Eigentlich war im September eine Tour geplant, die krankheitsbedingt großteils abgesagt werden musste. Dennoch hat Lina den Festivalsommer aber sehr genossen. „Es ist gerade alles noch sehr neu und spannend, weil es überhaupt der allererste Festivalsommer für mich war. Und auch das allererste Mal, dass ich Gigs mit dem Projekt und mit Band gespielt habe“, so Lina.
Live on Stage: Brockhoff im Molotow
Um viertel vor acht ist es noch leer im Molotow. Das ändert sich schnell: Wer nochmal kurz im Hinterhof des Clubs nach Luft schnappt, sieht sich zehn Minuten später mit einem proppevollen Raum konfrontiert. Die Band steht bereit fürs Konzert.
Lina wechselt zwischen den Songs von Akustik zu E-Gitarre. Fast alle Stücke spielt sie mit Band – begleitet wird sie von Gitarre, Bass und Schlagzeug.
Im Vordergrund der Musik stehen die Stimme der Sängerin und die Gitarrensounds. Der Sound von Brockhoff ist pop-rockig, aber zurückgenommen und ohne Chichi. Gelassener Indie mit viel Gefühl zum Mitwippen, manchmal mit Mundharmonika-Einlage.
Der Refrain von „Ever Since We Met“ ist fast gehaucht. Lina singt durchdringend, aber nie drückend, sondern mit viel Leichtigkeit. Die Übergänge zwischen Strophen und Refrains sind rockiger, die Strophen werden begleitet von straighten und satten Beats.
Indie-Musik aus Hamburg – mal poppig, mal rockig, hat eine lange Tradition. Die Band Kettcar besang bereits die Landungsbrücken, “Wie sieht’s aus in Hamburg?”, fragen Tomte ganz generell. Auch Brockhof haben als hiesige Gruppe ihre Stadt als Inspirationsquelle genutzt.
Den bisher noch unveröffentlichten Song „Japanese Garden“, inspiriert vom japanischen Garten in Planten un Blomen, performt Lina solo. Ausgerechnet da verrutscht der Ton: Die Gitarre ist nicht ordentlich gestimmt. Lina bricht ab und entschuldigt sich. Das macht sie nur noch sympathischer. Ihr Bandkollege unterstützt beim Stimmen, das dauert ein bisschen. Die Leute im Publikum nutzen die Pause, klatschen Applaus, pfeifen und feuern an.

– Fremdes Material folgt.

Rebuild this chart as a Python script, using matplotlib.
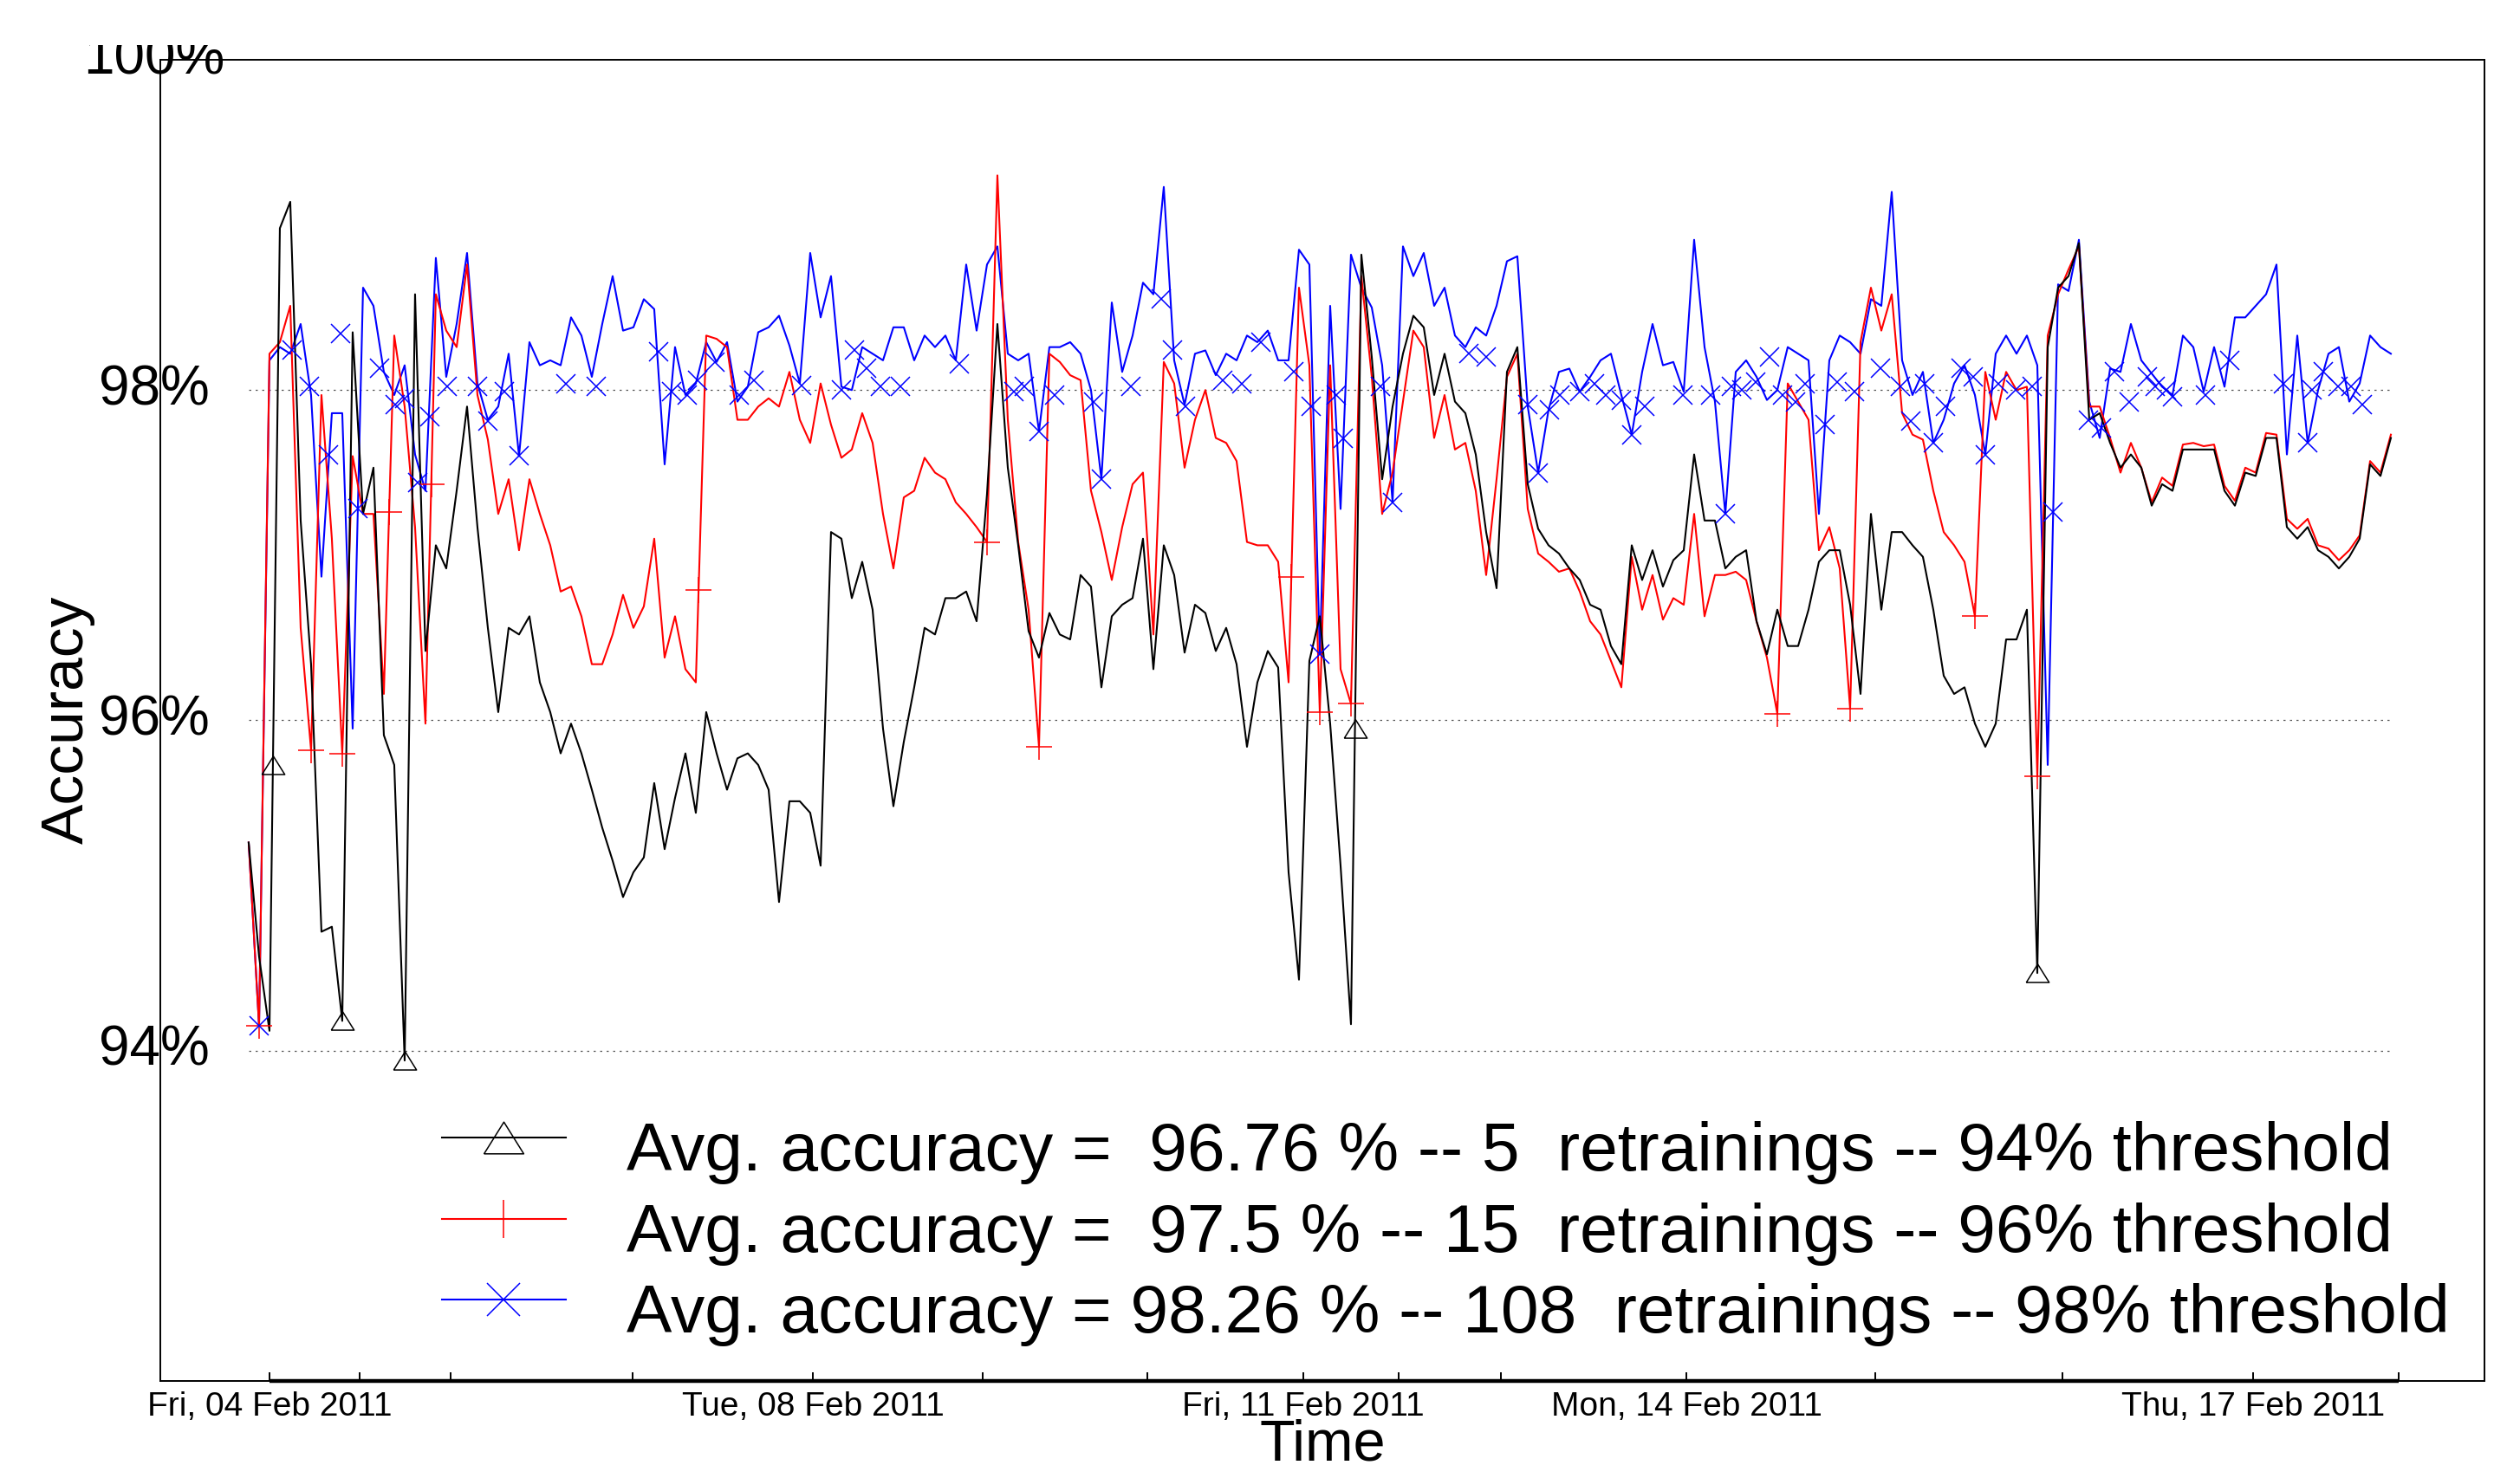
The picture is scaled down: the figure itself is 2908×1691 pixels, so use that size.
"""Accuracy over time for three retraining thresholds."""

import numpy as np
import matplotlib
matplotlib.use("Agg")
import matplotlib.pyplot as plt
from matplotlib.transforms import Bbox, TransformedBbox, blended_transform_factory

plt.rcParams["font.family"] = ["Liberation Sans", "DejaVu Sans"]

# ── Data (accuracy in %, one reading every 3 samples) ───────────────────────
STEP = 3

ACC_94 = [
    95.26, 94.57, 94.12, 98.98, 99.14, 97.21, 96.34, 94.72, 94.75, 94.18,
    98.35, 97.25, 97.53, 95.91, 95.73, 93.94, 98.58, 96.42, 97.06, 96.92,
    97.39, 97.90, 97.17, 96.56, 96.05, 96.56, 96.52, 96.63, 96.23, 96.05,
    95.80, 95.98, 95.80, 95.58, 95.35, 95.15, 94.93, 95.08, 95.17, 95.62,
    95.22, 95.53, 95.80, 95.44, 96.05, 95.80, 95.58, 95.77, 95.80, 95.73,
    95.58, 94.90, 95.51, 95.51, 95.44, 95.12, 97.14, 97.10, 96.74, 96.96,
    96.67, 95.95, 95.48, 95.87, 96.20, 96.56, 96.52, 96.74, 96.74, 96.78,
    96.60, 97.37, 98.40, 97.53, 97.06, 96.54, 96.38, 96.65, 96.52, 96.49,
    96.88, 96.81, 96.20, 96.63, 96.70, 96.74, 97.10, 96.31, 97.06, 96.88,
    96.41, 96.70, 96.65, 96.42, 96.56, 96.34, 95.84, 96.23, 96.42, 96.32,
    95.08, 94.43, 96.36, 96.63, 95.98, 95.12, 94.16, 98.82, 98.20, 97.46,
    97.90, 98.22, 98.45, 98.38, 97.97, 98.22, 97.93, 97.86, 97.61, 97.14,
    96.80, 98.11, 98.26, 97.43, 97.16, 97.06, 97.01, 96.92, 96.85, 96.70,
    96.67, 96.45, 96.34, 97.06, 96.85, 97.03, 96.81, 96.97, 97.03, 97.61,
    97.21, 97.21, 96.92, 96.99, 97.03, 96.60, 96.40, 96.67, 96.45, 96.45,
    96.67, 96.96, 97.03, 97.03, 96.70, 96.16, 97.25, 96.67, 97.14, 97.14,
    97.06, 96.99, 96.67, 96.27, 96.16, 96.20, 95.98, 95.84, 95.98, 96.49,
    96.49, 96.67, 94.47, 98.26, 98.62, 98.69, 98.89, 97.82, 97.86, 97.68,
    97.53, 97.61, 97.53, 97.30, 97.43, 97.39, 97.64, 97.64, 97.64, 97.64,
    97.39, 97.30, 97.50, 97.48, 97.71, 97.71, 97.17, 97.10, 97.17, 97.03,
    96.99, 96.92, 96.99, 97.10, 97.55, 97.48, 97.71,
]

ACC_96 = [
    95.26, 94.15, 98.22, 98.29, 98.51, 96.56, 95.82, 97.97, 97.10, 95.80,
    97.60, 97.25, 97.25, 96.16, 98.33, 97.90, 97.17, 95.98, 98.58, 98.36,
    98.26, 98.76, 97.97, 97.70, 97.25, 97.46, 97.03, 97.46, 97.25, 97.06,
    96.78, 96.81, 96.63, 96.34, 96.34, 96.52, 96.76, 96.56, 96.69, 97.10,
    96.38, 96.63, 96.31, 96.23, 98.33, 98.31, 98.26, 97.82, 97.82, 97.90,
    97.95, 97.90, 98.11, 97.82, 97.68, 98.04, 97.79, 97.59, 97.64, 97.86,
    97.68, 97.25, 96.92, 97.35, 97.39, 97.59, 97.50, 97.46, 97.32, 97.25,
    97.17, 97.08, 99.30, 97.82, 97.08, 96.67, 95.84, 98.22, 98.17, 98.09,
    98.06, 97.39, 97.14, 96.85, 97.17, 97.43, 97.50, 96.52, 98.17, 98.04,
    97.53, 97.82, 98.00, 97.71, 97.68, 97.57, 97.08, 97.06, 97.06, 96.96,
    96.23, 98.62, 98.15, 96.05, 98.15, 96.31, 96.10, 98.69, 98.08, 97.25,
    97.50, 97.93, 98.36, 98.26, 97.71, 97.97, 97.64, 97.68, 97.39, 96.88,
    97.46, 98.08, 98.22, 97.28, 97.01, 96.96, 96.90, 96.92, 96.78, 96.60,
    96.52, 96.36, 96.20, 96.99, 96.67, 96.88, 96.61, 96.74, 96.70, 97.25,
    96.63, 96.88, 96.88, 96.90, 96.85, 96.60, 96.38, 96.04, 98.04, 97.93,
    97.82, 97.03, 97.17, 96.92, 96.07, 98.29, 98.62, 98.36, 98.58, 97.86,
    97.73, 97.70, 97.39, 97.14, 97.06, 96.96, 96.63, 98.11, 97.82, 98.11,
    98.00, 98.02, 95.66, 98.33, 98.58, 98.73, 98.87, 97.90, 97.90, 97.71,
    97.50, 97.68, 97.53, 97.32, 97.47, 97.42, 97.67, 97.68, 97.66, 97.67,
    97.42, 97.33, 97.53, 97.50, 97.74, 97.73, 97.22, 97.16, 97.22, 97.06,
    97.04, 96.97, 97.03, 97.12, 97.57, 97.50, 97.73,
]

ACC_98 = [
    95.26, 94.15, 98.18, 98.26, 98.22, 98.40, 97.97, 96.87, 97.86, 97.86,
    95.95, 98.62, 98.51, 98.11, 97.97, 98.15, 97.61, 97.39, 98.80, 98.08,
    98.40, 98.83, 98.04, 97.82, 97.90, 98.22, 97.60, 98.29, 98.15, 98.18,
    98.15, 98.44, 98.33, 98.08, 98.40, 98.69, 98.36, 98.38, 98.55, 98.49,
    97.55, 98.26, 97.97, 98.04, 98.29, 98.17, 98.29, 97.93, 98.02, 98.35,
    98.38, 98.45, 98.27, 98.04, 98.83, 98.44, 98.69, 98.02, 98.00, 98.26,
    98.22, 98.18, 98.38, 98.38, 98.18, 98.33, 98.26, 98.33, 98.18, 98.76,
    98.36, 98.76, 98.87, 98.22, 98.18, 98.22, 97.75, 98.26, 98.26, 98.29,
    98.22, 98.00, 97.46, 98.53, 98.11, 98.33, 98.65, 98.58, 99.23, 98.18,
    97.91, 98.22, 98.24, 98.09, 98.22, 98.18, 98.33, 98.29, 98.36, 98.18,
    98.18, 98.85, 98.76, 96.40, 98.51, 97.28, 98.82, 98.62, 98.50, 98.15,
    97.32, 98.87, 98.69, 98.83, 98.51, 98.62, 98.33, 98.26, 98.38, 98.33,
    98.51, 98.78, 98.81, 97.90, 97.50, 97.88, 98.11, 98.13, 97.99, 98.08,
    98.18, 98.22, 97.97, 97.73, 98.11, 98.40, 98.15, 98.17, 97.99, 98.91,
    98.26, 97.93, 97.25, 98.11, 98.18, 98.08, 97.94, 98.00, 98.26, 98.22,
    98.18, 97.25, 98.18, 98.33, 98.29, 98.22, 98.55, 98.51, 99.20, 98.18,
    97.97, 98.11, 97.68, 97.82, 98.04, 98.15, 97.97, 97.61, 98.22, 98.33,
    98.22, 98.33, 98.15, 95.73, 98.64, 98.60, 98.91, 97.93, 97.71, 98.13,
    98.11, 98.40, 98.18, 98.10, 98.02, 97.97, 98.33, 98.26, 97.99, 98.26,
    98.02, 98.44, 98.44, 98.51, 98.58, 98.76, 97.61, 98.33, 97.68, 98.00,
    98.22, 98.26, 97.93, 98.04, 98.33, 98.26, 98.22,
]

# retraining events (sample, accuracy)
RT94_T = [7.0, 27.0, 45.0, 319.2, 516.0]
RT94_V = [95.73, 94.18, 93.94, 95.95, 94.47]

RT96_T = [3.0, 18.0, 27.0, 40.5, 52.7, 129.8, 213.0, 228.0, 300.8, 309.0,
          318.0, 441.0, 462.0, 498.0, 516.0]
RT96_V = [94.15, 95.82, 95.80, 97.26, 97.43, 96.79, 97.08, 95.84, 96.87, 96.05,
          96.10, 96.04, 96.07, 96.63, 95.66]

RT98_T = [3.0, 12.4, 17.6, 23.0, 26.4, 31.5, 37.7, 42.2, 44.9, 48.8,
          52.2, 57.3, 65.9, 69.1, 73.7, 78.0, 91.6, 100.3, 118.3, 122.0,
          126.4, 129.5, 134.5, 141.6, 145.8, 159.5, 170.9, 174.8, 178.3, 182.3,
          188.0, 204.9, 220.8, 223.7, 228.0, 232.4, 243.8, 246.0, 254.5, 263.3,
          266.4, 270.3, 281.0, 286.6, 292.0, 301.6, 306.6, 309.0, 313.7, 315.8,
          326.6, 330.0, 352.0, 357.0, 369.1, 372.0, 375.3, 378.3, 384.1, 388.3,
          391.6, 396.0, 399.0, 402.8, 413.7, 421.8, 426.0, 427.8, 430.8, 434.8,
          438.7, 442.4, 446.2, 449.1, 454.7, 458.3, 463.3, 470.8, 476.6, 479.5,
          483.4, 486.0, 489.5, 494.1, 497.4, 501.0, 504.8, 509.8, 514.5, 520.6,
          530.8, 534.5, 538.3, 542.4, 547.8, 550.1, 553.3, 555.1, 564.5, 571.6,
          587.0, 594.0, 595.3, 598.5, 602.7, 606.6, 609.8]
RT98_V = [94.15, 98.24, 98.02, 97.61, 98.34, 97.28, 98.13, 97.91, 97.95, 97.44,
          97.84, 98.02, 98.02, 97.81, 97.99, 97.60, 98.04, 98.02, 98.23, 97.99,
          97.97, 98.06, 98.17, 97.97, 98.06, 98.03, 98.00, 98.24, 98.13, 98.02,
          98.02, 98.16, 97.99, 98.02, 97.75, 97.97, 97.93, 97.46, 98.02, 98.55,
          98.24, 97.90, 98.06, 98.04, 98.29, 98.11, 97.90, 96.40, 97.97, 97.71,
          98.02, 97.32, 98.22, 98.20, 97.91, 97.50, 97.88, 97.97, 97.99, 98.04,
          97.97, 97.94, 97.73, 97.90, 97.97, 97.97, 97.25, 98.02, 98.00, 98.05,
          98.20, 97.97, 97.93, 98.04, 97.79, 98.05, 97.99, 98.13, 98.02, 97.81,
          98.04, 97.68, 97.90, 98.13, 98.08, 97.61, 98.04, 98.00, 98.02, 97.26,
          97.82, 97.77, 98.11, 97.93, 98.08, 98.02, 98.00, 97.96, 97.97, 98.18,
          98.04, 97.68, 98.00, 98.11, 98.02, 98.02, 97.91]

TICK_POS = [6.0, 32.0, 58.25, 110.75, 162.75, 211.75, 259.25, 304.25,
            331.75, 361.25, 414.75, 469.25, 523.25, 578.25, 620.25]
TICK_LABELS = ["Fri, 04 Feb 2011", "", "", "", "Tue, 08 Feb 2011", "", "",
               "Fri, 11 Feb 2011", "", "", "Mon, 14 Feb 2011", "", "",
               "Thu, 17 Feb 2011", ""]
Y_TICKS = [94, 96, 98, 100]
Y_GRID = [94, 96, 98]

LABELS = [
    "Avg. accuracy =  96.76 % -- 5  retrainings -- 94% threshold",
    "Avg. accuracy =  97.5 % -- 15  retrainings -- 96% threshold",
    "Avg. accuracy = 98.26 % -- 108  retrainings -- 98% threshold",
]

assert len(ACC_94) == len(ACC_96) == len(ACC_98)
assert len(RT96_T) == len(RT96_V) and len(RT98_T) == len(RT98_V)
t = np.arange(len(ACC_94)) * STEP

# ── Markers ──────────────────────────────────────────────────────────────────
TRI = [(-1, -0.8), (1, -0.8), (0, 0.8), (-1, -0.8)]
series = [
    (ACC_94, RT94_T, RT94_V, "black", TRI, 19, 33),
    (ACC_96, RT96_T, RT96_V, "#ff0000", "+", 21, 32),
    (ACC_98, RT98_T, RT98_V, "#0000ff", "x", 16, 28),
]

# ── Plot ────────────────────────────────────────────────────────────────────
fig = plt.figure(figsize=(29.08, 16.91), dpi=100)
ax = fig.add_axes([0.0636, 0.0574, 0.9223, 0.9018])
YMIN, YMAX = 92.0, 100.0
ax.set_xlim(-25.5, 645)
ax.set_ylim(YMIN, YMAX)

ax.hlines(Y_GRID, t[0], t[-1], colors="#555555", linestyles=(0, (2, 4)),
          linewidth=0.9, zorder=1)

for z, (vals, rt_t, rt_v, col, mk, ms, _) in zip([4, 3, 2], series):
    ax.plot(t, vals, color=col, lw=1.5, zorder=z)
for vals, rt_t, rt_v, col, mk, ms, _ in series:
    ax.plot(rt_t, rt_v, ls="none", marker=mk, ms=ms, mfc="none", mec=col,
            mew=1.1, zorder=6)

# Assen
for sp in ax.spines.values():
    sp.set_linewidth(1.4)
ax.set_xticks(TICK_POS)
ax.set_xticklabels(TICK_LABELS)
ax.tick_params(axis="x", direction="in", length=7, width=1.4, pad=9,
               labelsize=28)
ax.set_yticks([])
ax.plot([TICK_POS[0], TICK_POS[-1]], [YMIN, YMIN], color="black", lw=3.2,
        solid_capstyle="butt", clip_on=False, zorder=7)

ytr = blended_transform_factory(ax.transAxes, ax.transData)
clip = TransformedBbox(Bbox([[0, 0], [1, 1 - 52 / 1691]]), fig.transFigure)
for v in Y_TICKS:
    txt = ax.text(-0.0026, v, f"{v}%", transform=ytr, ha="center", va="center",
                  fontsize=46, zorder=8)
    txt.set_clip_box(clip)
    txt.set_clip_on(True)

fig.text(78 / 2908, 1 - 831 / 1691, "Accuracy", rotation=90, ha="center",
         va="center", fontsize=50)
fig.text(1526 / 2908, 5 / 1691, "Time", ha="center", va="baseline", fontsize=48)

# Legenda
handle_y = [0.1843, 0.1226, 0.0616]
text_y = [0.1593, 0.0977, 0.0367]
for hy, ty, lbl, (vals, rt_t, rt_v, col, mk, ms, lms) in zip(
        handle_y, text_y, LABELS, series):
    ax.plot([0.1212, 0.1745], [hy, hy], color=col, lw=1.5,
            transform=ax.transAxes, clip_on=False)
    ax.plot([0.1478], [hy], marker=mk, ms=lms, mfc="none", mec=col, mew=1.1,
            transform=ax.transAxes, clip_on=False)
    ax.text(0.2006, ty, lbl, transform=ax.transAxes, ha="left", va="baseline",
            fontsize=56.5)

fig.savefig("out.png", dpi=100)
plt.close(fig)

Bis auf die kleine Unterbrechung sind die Übergänge fließend. Kleine Pausen zum Gitarrenwechsel moderiert Lina souverän: Etwa, dass es ein sehr schönes Gefühl sei, statt als Gast auch mal als Künstlerin im Molotow zu sein und auf der Bühne zu stehen.
Im Interview mit FINK.HAMBURG erzählt Lina, dass sie die vergangen beiden Jahre als Besucherin auf dem Reeperbahn Festival war. Da hatte sie noch nicht gedacht, dieses Jahr schon selbst hier zu stehen. „Ich bin sehr dankbar dafür, dass das Projekt so frisch ist und wir schon auf so vielen mega coolen Indie-Festivals spielen durften. Das war ein sehr schönes Gefühl und ich konnte viele Erfahrungen sammeln. Ich habe jetzt schon Bock auf nächstes Jahr.“
Zum Schluss gibt es noch die neue Single „Clearing up“, die am Tag darauf, dem vorletzten Tag des Reeperbahn Festivals, ihr Release feiert. Ein gelungener Einstand für Brockhoff.